Lead with Value. Be Generous.

Lead with Value. Be Generous.

Redditor programmingerror, aka Sam Zhao recently wrote a helpful post about value as it relates to the job hunt as a programmer, which he also posted on his blog. There is also a principle in entrepreneurship that you find success in proportion to the value that you create.

“You can get everything in life you want if you will just help enough other people get what they want.” - Zig Ziglar

And really, that’s the fundamental reality of all financial transactions (aside from pure charity). Even if you are a salaried employee. Even if you are flipping burgers for an hourly wage. You are not being paid for your time. You are being paid for the value that you create. It is worth $X an hour for the manager to hire you to flip that burger so she doesn’t have to do it herself. I buy your product because it saves me $X worth of time or money, or makes me $X and you are charging me less than that.
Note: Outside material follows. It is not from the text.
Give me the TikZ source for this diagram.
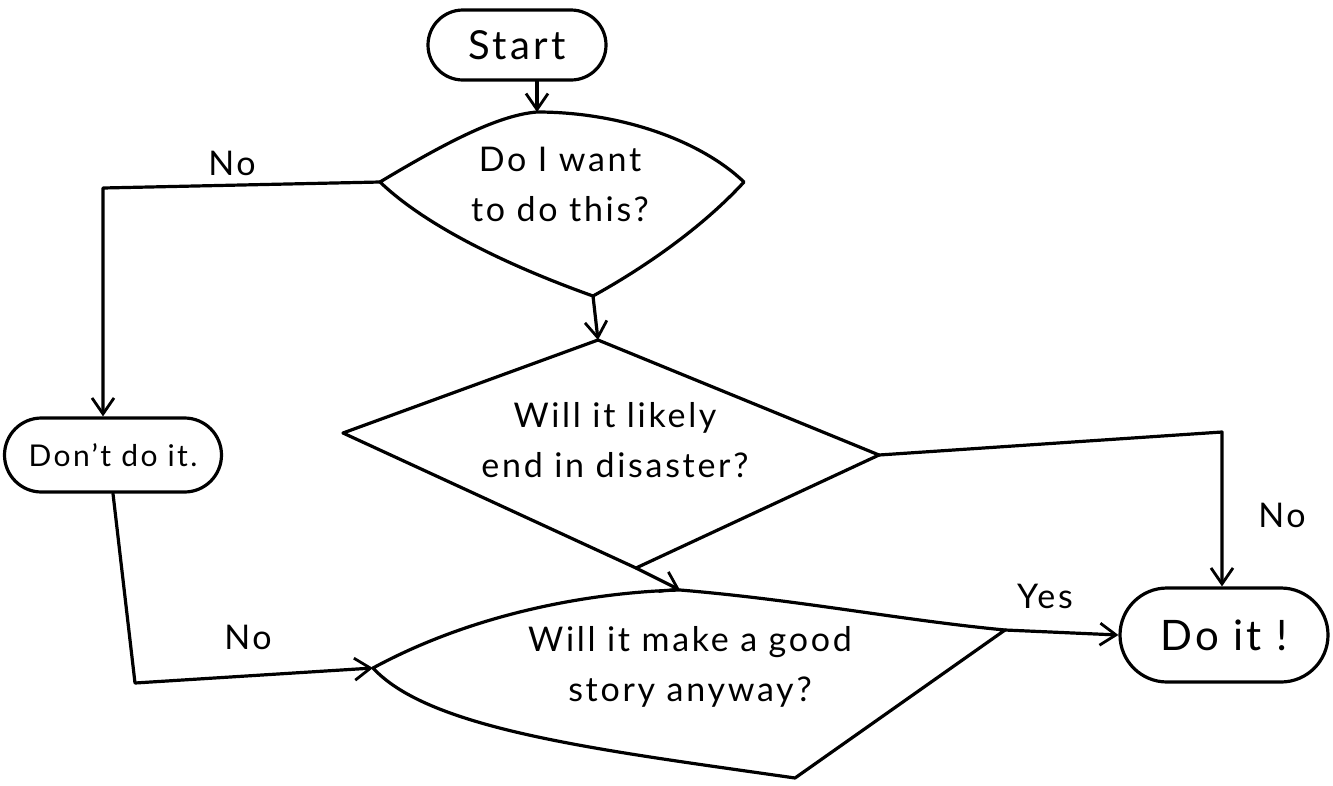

”Strive not to be a success, but rather to be of value.” - Albert Einstein

If you want to level up your earning potential and/or advance in your career, what can you do? Increase your value-creating abilities.

But this doesn’t just equal leveling up your skills. You have to know how skills actually translate to (or scaffold towards) value-creating abilities. Which skills do you learn?

There are lots of lists out there of top skills for software developers to learn. Some of them focus on new trends that will keep you on the cusp of high-paying technical work. I won’t poo-poo these lists. It’s important to keep your tools sharp and, by all means, get a better paying job this year if you can. But I want to take a different approach here. 
I’m going to focus on more enduring skills that will serve you no matter what language or framework you work with and will actually help you into the middle and late stages of your career, help you move from individual contributor to leader, or even help you transition from employee to entrepreneur if that’s something you’d like to do.

Most of these are what we call “soft skills.”

  • listening
  • idea/pain discovery
  • problem solving
  • empathy
  • writing maintainable code
  • prioritization
  • showing up
  • following through
  • shipping
  • doing small things
  • optimizing for learning at every level
  • go deep on one thing
  • when in doubt, ship and measure
  • developing a growth mindset if you don’t have one
  • maintaining an optimistic outlook
  • assuming the best intentions in others
  • writing
  • selling/marketing
One person gives freely, yet gains even more; another withholds unduly, but comes to poverty. A generous person will prosper; whoever refreshes others will be refreshed. - Proverbs 11:24–25

Don’t focus on getting what you think you deserve to earn. Develop the ability to deliver the value commensurate to what you hope to earn.

Figure out how to deliver value, and as Sam points out, communicate that you bring that value. Lead with providing value and then figure out how to make money as a result of that. If you can make somebody $10 do you think they will be willing to give you $1 or $2? How many times would they be willing to sign up for that? Or as I heard somebody put it once, if you give me a pizza that I wouldn’t have had otherwise, I will happily give you a slice of it.

Go forth and add value to your world.